The use of health information exchange (HIE) is increasing, but overall use remains "low," according to a new report from the Agency for Healthcare Research and Quality (AHRQ).
The 465-page report, released this week, reviews 136 studies of HIEs, and finds that more than three-fourths (76 percent) of U.S. hospitals were exchanging information in 2014, a 23 percent increase since 2013. However, only 38 percent of office-based physicians used an HIE in 2013, and use is very low (1 percent) by long-term care providers.
Studies reviewed were somewhat limited in their scope and content, and most were of low quality, according to AHRQ.
Still, the report found that HIEs do have some clinical benefits. They reduced duplicative testing, lowered emergency department costs, improved public health reporting and improved disability claims processing. However, some of the studies were inconsistent, such as whether HIEs had any effect on hospital admissions and re-admissions. Physicians preferred HIEs that pushed data to them rather those HIEs that required them to pull the data out via a query.
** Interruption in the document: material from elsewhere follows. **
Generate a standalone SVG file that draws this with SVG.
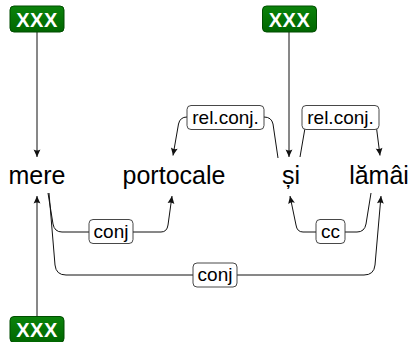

Moreover, barriers to their use remained, including the lack of critical mass in exchanging data, inefficient workflow and poorly designed interface and update features. Concerns also were expressed about the sustainability of HIEs.
"Although it may not be the purview of research to decide if HIE should be funded as infrastructure [as with a utility] or as a part of business operations, the notion that HIE should improve efficiency and quality of care, including clinical and economic benefits, is not overwhelmingly supported by the available evidence," the report's authors write. "Positive findings are encouraging, but both the level of the impact and some inconsistencies in results preclude any definitive conclusion."
AHRQ recommended that studies on HIEs use "more robust designs" and address more "comprehensive questions."
HIEs are gaining ground and evolving over time. They also are exploring different business models and adding services to draw in users and move beyond the Meaningful Use program.